Module 1 Lesson 1 Reading

Part I: Imagining Flight Before Engineering It

1.1 Flight Before Technology

For most of human history, flight existed not as a technological possibility, but as a powerful and persistent idea. Long before humans possessed the materials, energy sources, or scientific frameworks required to leave the ground, they imagined doing so. Across civilizations, stories of flight appeared in myth, religion, philosophy, and art—rarely as instructions, but almost always as symbols. To fly was to transcend ordinary human limits: to approach the divine, to escape earthly constraints, or to claim power otherwise denied.

This symbolic association gave flight an outsized cultural presence. Ancient myths, medieval allegories, and early modern artworks repeatedly returned to the image of the flying human. These representations did not ask how flight might occur, but what it meant if it did. Flight was freedom, but it was also danger. It was aspiration, but often paired with punishment. In many traditions, flight functioned as a test of humility, restraint, and knowledge.

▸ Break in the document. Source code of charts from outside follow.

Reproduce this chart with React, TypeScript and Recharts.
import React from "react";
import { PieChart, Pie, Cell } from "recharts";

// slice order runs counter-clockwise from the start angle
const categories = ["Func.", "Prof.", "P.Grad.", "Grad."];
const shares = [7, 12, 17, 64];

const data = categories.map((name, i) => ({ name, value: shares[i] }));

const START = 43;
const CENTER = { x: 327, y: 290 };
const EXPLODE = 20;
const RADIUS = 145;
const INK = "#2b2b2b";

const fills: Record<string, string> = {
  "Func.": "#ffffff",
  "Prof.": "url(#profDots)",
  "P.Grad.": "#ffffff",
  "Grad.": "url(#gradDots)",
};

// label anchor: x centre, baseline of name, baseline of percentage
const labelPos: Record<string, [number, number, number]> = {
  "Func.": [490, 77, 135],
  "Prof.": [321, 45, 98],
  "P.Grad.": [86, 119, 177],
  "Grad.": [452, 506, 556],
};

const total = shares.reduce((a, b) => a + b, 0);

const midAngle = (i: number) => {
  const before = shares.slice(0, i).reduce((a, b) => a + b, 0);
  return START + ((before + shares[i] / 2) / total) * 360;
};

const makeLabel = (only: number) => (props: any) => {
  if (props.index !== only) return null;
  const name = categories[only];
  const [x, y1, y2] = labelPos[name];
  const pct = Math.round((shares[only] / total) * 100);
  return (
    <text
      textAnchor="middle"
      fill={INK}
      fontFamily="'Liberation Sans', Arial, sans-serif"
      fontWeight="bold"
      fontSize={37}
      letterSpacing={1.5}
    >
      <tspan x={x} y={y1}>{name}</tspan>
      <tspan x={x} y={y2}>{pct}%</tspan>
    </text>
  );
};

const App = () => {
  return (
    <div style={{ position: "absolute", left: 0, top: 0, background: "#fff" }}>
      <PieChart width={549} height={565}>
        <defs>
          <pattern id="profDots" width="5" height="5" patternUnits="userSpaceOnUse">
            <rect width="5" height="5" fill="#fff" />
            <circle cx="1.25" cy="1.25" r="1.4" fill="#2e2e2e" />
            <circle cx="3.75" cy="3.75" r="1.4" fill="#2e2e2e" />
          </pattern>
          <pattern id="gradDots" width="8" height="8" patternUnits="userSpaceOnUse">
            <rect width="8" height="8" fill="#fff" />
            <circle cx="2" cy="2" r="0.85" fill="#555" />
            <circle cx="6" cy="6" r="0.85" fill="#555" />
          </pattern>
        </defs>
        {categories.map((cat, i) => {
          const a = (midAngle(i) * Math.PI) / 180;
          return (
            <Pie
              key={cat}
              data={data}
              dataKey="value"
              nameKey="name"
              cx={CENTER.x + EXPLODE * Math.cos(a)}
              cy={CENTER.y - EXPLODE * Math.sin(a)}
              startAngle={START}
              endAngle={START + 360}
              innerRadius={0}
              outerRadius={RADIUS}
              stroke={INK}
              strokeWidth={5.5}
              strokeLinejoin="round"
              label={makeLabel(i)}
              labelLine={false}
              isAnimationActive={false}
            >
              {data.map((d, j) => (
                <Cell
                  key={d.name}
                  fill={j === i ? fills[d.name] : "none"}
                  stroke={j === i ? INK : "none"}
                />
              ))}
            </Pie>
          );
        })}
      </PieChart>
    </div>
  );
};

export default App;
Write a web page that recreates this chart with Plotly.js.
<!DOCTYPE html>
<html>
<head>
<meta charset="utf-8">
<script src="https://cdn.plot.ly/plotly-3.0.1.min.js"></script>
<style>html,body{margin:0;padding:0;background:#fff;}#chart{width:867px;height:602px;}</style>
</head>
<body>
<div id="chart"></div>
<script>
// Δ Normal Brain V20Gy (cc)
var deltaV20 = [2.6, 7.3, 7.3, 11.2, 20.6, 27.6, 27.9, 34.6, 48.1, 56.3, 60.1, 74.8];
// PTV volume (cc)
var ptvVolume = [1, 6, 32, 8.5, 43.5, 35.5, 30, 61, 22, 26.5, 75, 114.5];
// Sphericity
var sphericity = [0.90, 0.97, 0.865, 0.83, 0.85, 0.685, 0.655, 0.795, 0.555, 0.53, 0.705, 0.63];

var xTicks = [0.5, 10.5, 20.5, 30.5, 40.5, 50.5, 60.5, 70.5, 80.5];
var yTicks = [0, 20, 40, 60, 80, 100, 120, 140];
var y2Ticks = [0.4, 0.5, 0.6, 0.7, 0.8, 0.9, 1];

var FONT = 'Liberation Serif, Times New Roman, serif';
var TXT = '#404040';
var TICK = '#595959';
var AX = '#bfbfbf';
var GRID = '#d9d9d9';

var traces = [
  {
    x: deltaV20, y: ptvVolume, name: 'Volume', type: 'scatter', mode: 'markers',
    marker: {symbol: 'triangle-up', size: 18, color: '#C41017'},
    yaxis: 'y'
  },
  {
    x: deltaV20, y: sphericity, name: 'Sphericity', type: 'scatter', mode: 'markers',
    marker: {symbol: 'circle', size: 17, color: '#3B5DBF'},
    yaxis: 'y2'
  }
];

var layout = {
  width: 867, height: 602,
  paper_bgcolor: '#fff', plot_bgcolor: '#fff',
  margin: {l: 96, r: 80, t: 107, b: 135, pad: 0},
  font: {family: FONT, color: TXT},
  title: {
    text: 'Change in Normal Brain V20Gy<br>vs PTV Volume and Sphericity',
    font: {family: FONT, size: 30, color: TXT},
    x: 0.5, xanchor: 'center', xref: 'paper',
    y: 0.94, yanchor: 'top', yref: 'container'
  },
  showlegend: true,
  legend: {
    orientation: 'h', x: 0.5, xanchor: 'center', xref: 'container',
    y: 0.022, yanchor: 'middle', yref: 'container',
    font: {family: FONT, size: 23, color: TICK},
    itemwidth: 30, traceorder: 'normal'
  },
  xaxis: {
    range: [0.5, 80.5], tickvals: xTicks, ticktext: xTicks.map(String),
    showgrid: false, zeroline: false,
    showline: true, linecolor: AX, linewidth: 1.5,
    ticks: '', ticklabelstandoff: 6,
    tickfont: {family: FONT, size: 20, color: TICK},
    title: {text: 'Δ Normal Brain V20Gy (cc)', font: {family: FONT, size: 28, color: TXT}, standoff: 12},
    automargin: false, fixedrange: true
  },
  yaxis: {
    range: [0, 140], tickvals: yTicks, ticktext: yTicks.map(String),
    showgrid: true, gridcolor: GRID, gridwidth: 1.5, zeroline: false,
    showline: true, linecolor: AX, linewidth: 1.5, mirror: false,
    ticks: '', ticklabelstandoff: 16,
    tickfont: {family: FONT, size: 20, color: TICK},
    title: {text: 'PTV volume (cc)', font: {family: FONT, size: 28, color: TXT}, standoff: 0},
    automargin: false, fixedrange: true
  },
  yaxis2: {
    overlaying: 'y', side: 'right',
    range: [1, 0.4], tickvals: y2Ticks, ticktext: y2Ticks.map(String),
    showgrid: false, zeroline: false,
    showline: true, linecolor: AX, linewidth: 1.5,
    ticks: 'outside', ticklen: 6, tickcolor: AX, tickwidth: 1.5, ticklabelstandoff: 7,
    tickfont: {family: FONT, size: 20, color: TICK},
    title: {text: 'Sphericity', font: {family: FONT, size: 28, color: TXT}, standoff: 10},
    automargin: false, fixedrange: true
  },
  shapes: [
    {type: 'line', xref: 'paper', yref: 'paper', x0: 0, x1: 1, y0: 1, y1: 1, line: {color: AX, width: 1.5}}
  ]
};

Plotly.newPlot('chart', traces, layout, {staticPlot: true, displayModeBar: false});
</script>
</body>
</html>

The persistence of these themes suggests that aviation began as an imaginative and cultural project long before it became a technological one. Imagination preceded capability by centuries, and that sequence is historically significant: the idea of flight developed long before the mechanisms that would eventually make it possible. Long before the first aircraft, humans were already rehearsing the moral, social, and philosophical implications of leaving the ground.

Yet these early imaginings also established conceptual limits. By framing flight as magical, divine, or forbidden, cultures often placed it outside the realm of practical inquiry. Flight belonged to gods, angels, spirits, or exceptional heroes—not engineers or craftsmen. By placing flight beyond ordinary human agency, this conceptual boundary delayed its transformation into a practical problem that engineers, artisans, or experimenters might attempt to solve.

1.2 Flight Myths and the Problem of Overreach

Many of the most enduring flight myths are cautionary in nature. Figures who attempt to fly without sufficient wisdom or restraint are frequently punished for their ambition. These stories often present flight as a dangerous challenge to natural limits, especially when ambition exceeds wisdom or understanding.

Such narratives encoded cultural anxieties about overreach. Flight symbolized the desire to escape human constraints, but also the fear of consequences when boundaries were crossed. These stories reinforced a worldview in which nature was something to be respected or feared, rather than analyzed and mastered.

Rather than extinguishing fascination with flight, these myths gave that fascination a cautionary cast. Flight became an act requiring extraordinary justification. It was not merely difficult; within many inherited frameworks, it could appear transgressive. This framing persisted well into the early modern period and influenced how early inventors thought about their work. To pursue flight was not merely a technical challenge; it was a philosophical and even moral one.

As a result, early discussions of flight often emphasized personal virtue or moral worth rather than mechanical feasibility. Success or failure was attributed to character, courage, or divine favor rather than design, materials, or physics. While this perspective made sense within its cultural context, it offered little guidance for practical experimentation.

1.3 Bird Imitation and the Limits of Early Flight Design

Despite cultural hesitation, some individuals did attempt to build machines capable of flight. These early efforts were sporadic, highly speculative, and almost universally unsuccessful. Their designs were typically inspired by direct observation of birds. Wings were constructed to flap, feathers were replicated, and human muscle power was assumed to be sufficient for sustained flight.

These attempts did not fail for lack of imagination; they failed because early inventors lacked a framework for understanding the relationship among wing shape, body mass, muscle power, and airflow. Birds could fly not simply because they flapped their wings, but because their bodies and wings worked together within a complex aerodynamic system. Early inventors, lacking any framework for analyzing these variables, focused on surface resemblance rather than underlying function.

The limitations of human physiology created an additional barrier. The power-to-weight ratio required for flapping flight far exceeded human capability. Without methods for measuring force, mass, or energy output, inventors had no way to recognize this mismatch in advance. Failure was often dramatic and sometimes fatal.

Even so, these failures marked a meaningful transition: flight was no longer confined to story and symbol, but had entered the realm of attempted construction. People were beginning to ask not only whether flight was imaginable, but whether it could be built—and if so, why their designs were failing.

In this sense, the movement from mythic aspiration to mechanical curiosity marks one of the earliest foundations of aviation history. Although the machines themselves failed, the nature of inquiry had begun to change: flight was becoming a problem to investigate, not merely an image to imagine.